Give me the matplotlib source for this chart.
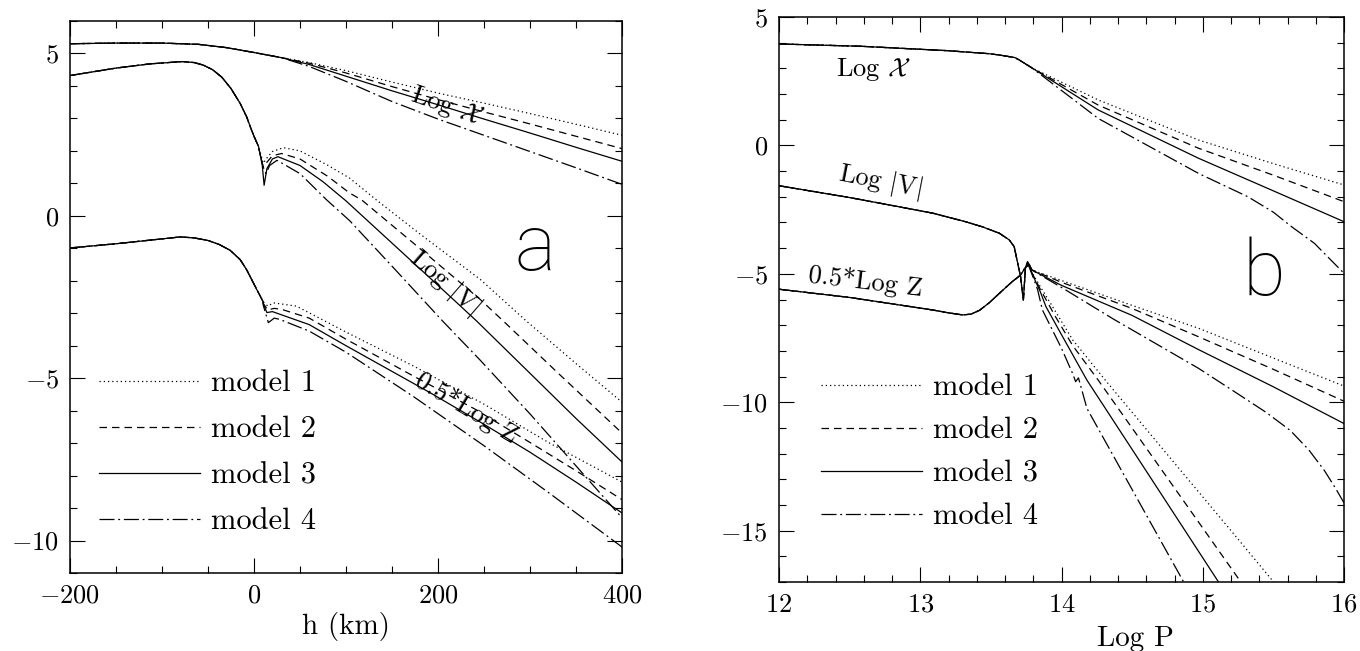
import matplotlib
matplotlib.use('Agg')
import matplotlib.pyplot as plt
from matplotlib.ticker import MultipleLocator, FuncFormatter
from matplotlib.lines import Line2D

plt.rcParams['font.family'] = 'cmr10'
plt.rcParams['mathtext.fontset'] = 'cm'
plt.rcParams['axes.unicode_minus'] = False
plt.rcParams['axes.formatter.use_mathtext'] = True

# ---------------- panel a : quantities vs height h (km) ----------------
# Log X
aX_h_common = [-200, -150, -100, -60, -30, 0, 30]
aX_common = [5.30, 5.32, 5.32, 5.28, 5.18, 5.03, 4.87]
aX_h_split = [30, 60, 100, 150, 200, 250, 300, 350, 400]
aX_m1 = [4.87, 4.72, 4.47, 4.12, 3.78, 3.47, 3.15, 2.82, 2.48]
aX_m2 = [4.87, 4.70, 4.40, 3.98, 3.58, 3.20, 2.83, 2.45, 2.07]
aX_m3 = [4.87, 4.66, 4.30, 3.85, 3.42, 2.98, 2.55, 2.11, 1.68]
aX_m4 = [4.87, 4.60, 4.14, 3.52, 2.98, 2.48, 1.98, 1.48, 0.97]

# Log |V|
aV_h_common = [-200, -150, -113, -78, -65, -55, -45, -35, -25, -15, -8, -4, 0, 5]
aV_common = [4.32, 4.55, 4.68, 4.75, 4.72, 4.64, 4.50, 4.27, 3.92, 3.46, 3.05, 2.74, 2.45, 2.13]
aV_h_m1 = [5, 10, 14, 20, 32, 50, 80, 104, 133, 180, 246, 296, 350, 400]
aV_m1 = [2.13, 1.62, 1.78, 1.98, 2.10, 2.00, 1.56, 1.16, 0.49, -0.55, -1.96, -3.24, -4.55, -5.74]
aV_h_m2 = [5, 10, 14, 20, 30, 50, 80, 104, 117, 180, 246, 271, 330, 400]
aV_m2 = [2.10, 1.50, 1.65, 1.85, 1.92, 1.75, 1.22, 0.70, 0.49, -1.00, -2.58, -3.24, -4.83, -6.69]
aV_h_m3 = [5, 9, 11, 14, 20, 26, 50, 75, 100, 150, 200, 242, 300, 350, 400]
aV_m3 = [2.13, 1.55, 0.94, 1.45, 1.75, 1.82, 1.55, 1.05, 0.46, -0.84, -2.14, -3.24, -4.85, -6.24, -7.58]
aV_h_m4 = [5, 10, 13, 17, 25, 50, 79, 104, 150, 205, 246, 300, 350, 400]
aV_m4 = [2.10, 1.50, 1.30, 1.55, 1.71, 1.30, 0.49, -0.15, -1.55, -3.24, -4.45, -6.10, -7.70, -9.30]

# 0.5*Log Z
aZ_h_common = [-200, -150, -110, -80, -65, -50, -38, -26, -15, -8, 3, 10]
aZ_common = [-0.99, -0.86, -0.74, -0.65, -0.68, -0.76, -0.88, -1.06, -1.35, -1.66, -2.27, -2.65]
aZ_h_m1 = [10, 15, 21, 46, 100, 173, 250, 320, 400]
aZ_m1 = [-2.65, -2.78, -2.68, -2.78, -3.58, -4.62, -5.80, -6.98, -8.20]
aZ_h_m2 = [10, 15, 22, 30, 60, 100, 173, 240, 300, 350, 400]
aZ_m2 = [-2.70, -2.90, -2.85, -2.88, -3.15, -3.80, -4.93, -5.95, -6.98, -7.85, -8.74]
aZ_h_m3 = [10, 14, 20, 28, 60, 100, 191, 250, 300, 350, 400]
aZ_m3 = [-2.70, -2.98, -2.95, -3.03, -3.35, -4.00, -5.44, -6.42, -7.28, -8.20, -9.15]
aZ_h_m4 = [10, 15.6, 22, 28, 60, 100, 173, 250, 320, 400]
aZ_m4 = [-2.75, -3.29, -3.15, -3.19, -3.55, -4.20, -5.56, -7.08, -8.52, -10.20]

# ---------------- panel b : quantities vs Log P ----------------
bX_P_common = [12.0, 12.58, 13.19, 13.49, 13.56, 13.67, 13.70, 13.79]
bX_common = [3.95, 3.86, 3.69, 3.57, 3.52, 3.42, 3.33, 3.02]
bX_P_split = [13.79, 14.26, 14.97, 15.5, 16.0]
bX_m1 = [3.02, 1.77, 0.21, -0.71, -1.54]
bX_m2 = [3.02, 1.57, -0.11, -1.16, -2.19]
bX_m3 = [3.02, 1.38, -0.50, -1.77, -2.97]
bX_P_m4 = [13.79, 14.26, 14.97, 15.32, 15.5, 15.63, 15.79, 16.0]
bX_m4 = [3.02, 1.05, -1.09, -2.0, -2.6, -3.17, -3.81, -4.98]

bV_P_common = [12.0, 12.5, 12.85, 13.09, 13.32, 13.44, 13.56, 13.63, 13.665,
               13.68, 13.695, 13.71, 13.73, 13.745, 13.76, 13.78]
bV_common = [-1.57, -2.03, -2.39, -2.64, -2.97, -3.17, -3.42, -3.68, -3.94,
             -4.33, -4.72, -5.11, -6.02, -4.75, -4.53, -4.85]
bV_P_m1 = [13.78, 13.85, 13.95, 14.08, 14.31, 14.8, 15.2, 15.52]
bV_m1 = [-4.85, -5.5, -6.4, -7.58, -9.14, -12.37, -15.0, -17.12]
bV_P_m2 = [13.78, 13.85, 13.95, 14.08, 14.26, 14.8, 15.28]
bV_m2 = [-4.85, -5.6, -6.6, -7.8, -9.14, -13.34, -17.08]
bV_P_m3 = [13.78, 13.85, 13.89, 14.0, 14.18, 14.6, 15.12]
bV_m3 = [-4.85, -5.7, -6.28, -7.37, -9.14, -12.68, -17.07]
bV_P_m4 = [13.78, 13.83, 13.865, 14.0, 14.08, 14.10, 14.12, 14.18, 14.5, 14.87]
bV_m4 = [-4.85, -5.6, -6.41, -7.9, -8.9, -9.2, -9.05, -10.24, -13.4, -17.05]

bZ_P_common = [12.0, 12.5, 12.85, 13.09, 13.20, 13.30, 13.36, 13.42, 13.49, 13.56,
               13.65, 13.71, 13.74, 13.77, 13.79]
bZ_common = [-5.60, -5.92, -6.21, -6.41, -6.52, -6.60, -6.57, -6.42, -6.12, -5.76,
             -5.31, -5.05, -4.79, -4.62, -4.85]
bZ_P_split = [13.79, 14.0, 14.5, 14.97, 15.5, 16.0]
bZ_m1 = [-4.85, -5.26, -6.23, -7.12, -8.28, -9.37]
bZ_m2 = [-4.85, -5.33, -6.35, -7.45, -8.72, -9.96]
bZ_m3 = [-4.85, -5.45, -6.62, -7.95, -9.40, -10.83]
bZ_P_m4 = [13.79, 14.03, 14.37, 14.97, 15.2, 15.45, 15.62, 15.75, 15.86, 15.94, 16.0]
bZ_m4 = [-4.85, -5.63, -6.77, -8.68, -9.50, -10.40, -11.10, -11.85, -12.65, -13.35, -13.92]

model_labels = ['model 1', 'model 2', 'model 3', 'model 4']
styles = [(0, (1, 2.4)), (0, (6, 4)), 'solid', (0, (12, 3, 1.5, 3))]
LW = 0.9

fig = plt.figure(figsize=(13.6, 6.51), dpi=100)
axa = fig.add_axes([70 / 1360, 78 / 651, 552 / 1360, 552 / 651])
axb = fig.add_axes([779 / 1360, 69 / 651, 565 / 1360, 565 / 651])


def curve(ax, xc, yc, xs, ys, ls):
    ax.plot(list(xc) + list(xs), list(yc) + list(ys), color='k', lw=LW, linestyle=ls)


# panel a
for i, (ym_x, ym_v, hv, ym_z, hz) in enumerate(zip(
        [aX_m1, aX_m2, aX_m3, aX_m4],
        [aV_m1, aV_m2, aV_m3, aV_m4], [aV_h_m1, aV_h_m2, aV_h_m3, aV_h_m4],
        [aZ_m1, aZ_m2, aZ_m3, aZ_m4], [aZ_h_m1, aZ_h_m2, aZ_h_m3, aZ_h_m4])):
    curve(axa, aX_h_common, aX_common, aX_h_split, ym_x, styles[i])
    curve(axa, aV_h_common, aV_common, hv, ym_v, styles[i])
    curve(axa, aZ_h_common, aZ_common, hz, ym_z, styles[i])

# panel b
for i, (px, yx, pv, yv, pz, yz) in enumerate(zip(
        [bX_P_split, bX_P_split, bX_P_split, bX_P_m4], [bX_m1, bX_m2, bX_m3, bX_m4],
        [bV_P_m1, bV_P_m2, bV_P_m3, bV_P_m4], [bV_m1, bV_m2, bV_m3, bV_m4],
        [bZ_P_split, bZ_P_split, bZ_P_split, bZ_P_m4], [bZ_m1, bZ_m2, bZ_m3, bZ_m4])):
    curve(axb, bX_P_common, bX_common, px, yx, styles[i])
    curve(axb, bV_P_common, bV_common, pv, yv, styles[i])
    curve(axb, bZ_P_common, bZ_common, pz, yz, styles[i])

fmt = FuncFormatter(lambda v, pos: '$%g$' % v)
for ax in (axa, axb):
    ax.tick_params(which='both', direction='in', top=True, right=True,
                   width=0.8, labelsize=19, pad=8)
    ax.tick_params(which='major', length=11)
    ax.tick_params(which='minor', length=5)
    for s in ax.spines.values():
        s.set_linewidth(1.1)
    ax.xaxis.set_major_formatter(fmt)
    ax.yaxis.set_major_formatter(fmt)

axa.set_xlim(-200, 400)
axa.set_ylim(-11, 6)
axa.xaxis.set_major_locator(MultipleLocator(200))
axa.xaxis.set_minor_locator(MultipleLocator(50))
axa.yaxis.set_major_locator(MultipleLocator(5))
axa.yaxis.set_minor_locator(MultipleLocator(1))
axa.set_xlabel('h (km)', fontsize=21)
axa.xaxis.set_label_coords(0.5, -0.070)

axb.set_xlim(12, 16)
axb.set_ylim(-17, 5)
axb.xaxis.set_major_locator(MultipleLocator(1))
axb.xaxis.set_minor_locator(MultipleLocator(0.2))
axb.yaxis.set_major_locator(MultipleLocator(5))
axb.yaxis.set_minor_locator(MultipleLocator(1))
axb.set_xlabel('Log P', fontsize=21)
axb.xaxis.set_label_coords(0.63, -0.078)

# curve labels
axa.text(210, 3.37, r'Log $\mathcal{X}$', fontsize=19, rotation=-19,
         ha='center', va='center')
axa.text(208, -2.04, r'Log $|\mathrm{V}|$', fontsize=19, rotation=-41,
         ha='center', va='center')
axa.text(231, -5.9, '0.5*Log Z', fontsize=19, rotation=-31,
         ha='center', va='center')
axb.text(12.40, 2.95, r'Log $\mathcal{X}$', fontsize=19, ha='left', va='center')
axb.text(12.40, -1.4, r'Log $|\mathrm{V}|$', fontsize=19, rotation=-11,
         ha='left', va='center')
axb.text(12.20, -5.3, '0.5*Log Z', fontsize=19, rotation=-7,
         ha='left', va='center')

letter_font = dict(family=['Roboto', 'DejaVu Sans'], fontweight='light',
                   fontsize=56, ha='center', va='center')
axa.text(305, -1.0, 'a', **letter_font)
axb.text(15.43, -5.0, 'b', **letter_font)

handles = [Line2D([], [], color='k', lw=LW, linestyle=s) for s in styles]
leg_kw = dict(frameon=False, fontsize=22, handlelength=3.3, handletextpad=0.36,
              borderpad=0, borderaxespad=0, loc='center left')
axa.legend(handles, model_labels, bbox_to_anchor=(0.053, 0.218),
           labelspacing=0.61, **leg_kw)
axb.legend(handles, model_labels, bbox_to_anchor=(0.075, 0.23),
           labelspacing=0.51, **leg_kw)

fig.savefig('out.png', dpi=100)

--*--

Leave the pictures out and reproduce exactly the lines from the top of the listing above through the line with "from matplotlib.lines import Line2D".

WRITTEN ANSWER:
Give me the matplotlib source for this chart.
import matplotlib
matplotlib.use('Agg')
import matplotlib.pyplot as plt
from matplotlib.ticker import MultipleLocator, FuncFormatter
from matplotlib.lines import Line2D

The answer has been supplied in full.